**TASK TO COMPLETE**.
No images are to be carried over; print all other material exactly as it stands.

— Begin —

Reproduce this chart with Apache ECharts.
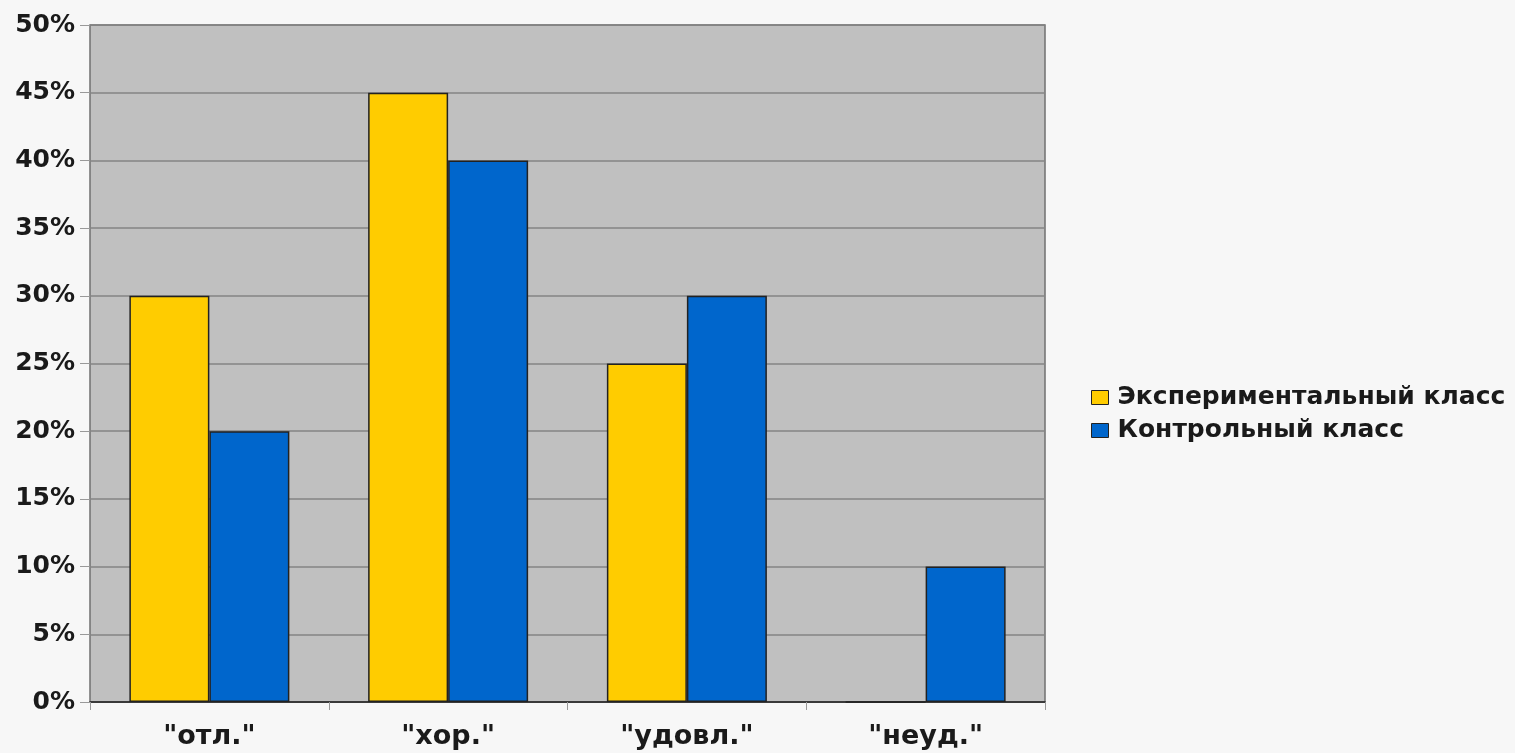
<!DOCTYPE html>
<html><head><meta charset="utf-8">
<script src="https://cdn.jsdelivr.net/npm/echarts@6/dist/echarts.min.js"></script>
<style>html,body{margin:0;padding:0;background:#f7f7f7;}#c{width:1515px;height:753px;}</style>
</head><body><div id="c"></div>
<script>
const categories = ['"отл."', '"хор."', '"удовл."', '"неуд."'];
const experimental = [30, 45, 25, 0];
const control = [20, 40, 30, 10];
const seriesNames = ['Экспериментальный класс', 'Контрольный класс'];

const chart = echarts.init(document.getElementById('c'));
chart.setOption({
  backgroundColor: '#f7f7f7',
  animation: false,
  textStyle: { fontFamily: 'DejaVu Sans, sans-serif' },
  grid: { left: 90, right: 470, top: 25, bottom: 51, show: true, backgroundColor: '#c0c0c0', borderColor: '#707070', borderWidth: 1.5 },
  legend: {
    orient: 'vertical', left: 1086, top: 380, itemWidth: 17, itemHeight: 14, itemGap: 8,
    icon: 'rect',
    itemStyle: { borderColor: '#222', borderWidth: 1 },
    textStyle: { fontSize: 25, fontWeight: 'bold', color: '#1a1a1a', lineHeight: 18, padding: [0,0,0,4] },
    data: seriesNames
  },
  xAxis: {
    type: 'category', data: categories,
    axisLine: { show: true, lineStyle: { color: '#222', width: 1.5 } },
    axisTick: { show: true, length: 8, lineStyle: { color: '#999' } },
    axisLabel: { fontSize: 27, fontWeight: 'bold', color: '#1a1a1a', margin: 21 }
  },
  yAxis: {
    type: 'value', min: 0, max: 50, interval: 5,
    axisLine: { show: false },
    axisTick: { show: true, inside: false, length: 10, lineStyle: { color: '#999' } },
    splitLine: { show: true, lineStyle: { color: '#858585', width: 1.5 } },
    axisLabel: { formatter: '{value}%', fontSize: 25, fontWeight: 'bold', color: '#1a1a1a', margin: 15 }
  },
  series: [
    { name: seriesNames[0], type: 'bar', data: experimental, barWidth: 80, barGap: '0%',
      itemStyle: { color: '#ffcc00', borderColor: '#222', borderWidth: 1.5 } },
    { name: seriesNames[1], type: 'bar', data: control, barWidth: 80, barGap: '0%',
      itemStyle: { color: '#0066cc', borderColor: '#222', borderWidth: 1.5 } }
  ]
});
</script></body></html>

— End —

**RESULT FOR THIS TASK**.
Reproduce this chart with Apache ECharts.
<!DOCTYPE html>
<html><head><meta charset="utf-8">
<script src="https://cdn.jsdelivr.net/npm/echarts@6/dist/echarts.min.js"></script>
<style>html,body{margin:0;padding:0;background:#f7f7f7;}#c{width:1515px;height:753px;}</style>
</head><body><div id="c"></div>
<script>
const categories = ['"отл."', '"хор."', '"удовл."', '"неуд."'];
const experimental = [30, 45, 25, 0];
const control = [20, 40, 30, 10];
const seriesNames = ['Экспериментальный класс', 'Контрольный класс'];

const chart = echarts.init(document.getElementById('c'));
chart.setOption({
  backgroundColor: '#f7f7f7',
  animation: false,
  textStyle: { fontFamily: 'DejaVu Sans, sans-serif' },
  grid: { left: 90, right: 470, top: 25, bottom: 51, show: true, backgroundColor: '#c0c0c0', borderColor: '#707070', borderWidth: 1.5 },
  legend: {
    orient: 'vertical', left: 1086, top: 380, itemWidth: 17, itemHeight: 14, itemGap: 8,
    icon: 'rect',
    itemStyle: { borderColor: '#222', borderWidth: 1 },
    textStyle: { fontSize: 25, fontWeight: 'bold', color: '#1a1a1a', lineHeight: 18, padding: [0,0,0,4] },
    data: seriesNames
  },
  xAxis: {
    type: 'category', data: categories,
    axisLine: { show: true, lineStyle: { color: '#222', width: 1.5 } },
    axisTick: { show: true, length: 8, lineStyle: { color: '#999' } },
    axisLabel: { fontSize: 27, fontWeight: 'bold', color: '#1a1a1a', margin: 21 }
  },
  yAxis: {
    type: 'value', min: 0, max: 50, interval: 5,
    axisLine: { show: false },
    axisTick: { show: true, inside: false, length: 10, lineStyle: { color: '#999' } },
    splitLine: { show: true, lineStyle: { color: '#858585', width: 1.5 } },
    axisLabel: { formatter: '{value}%', fontSize: 25, fontWeight: 'bold', color: '#1a1a1a', margin: 15 }
  },
  series: [
    { name: seriesNames[0], type: 'bar', data: experimental, barWidth: 80, barGap: '0%',
      itemStyle: { color: '#ffcc00', borderColor: '#222', borderWidth: 1.5 } },
    { name: seriesNames[1], type: 'bar', data: control, barWidth: 80, barGap: '0%',
      itemStyle: { color: '#0066cc', borderColor: '#222', borderWidth: 1.5 } }
  ]
});
</script></body></html>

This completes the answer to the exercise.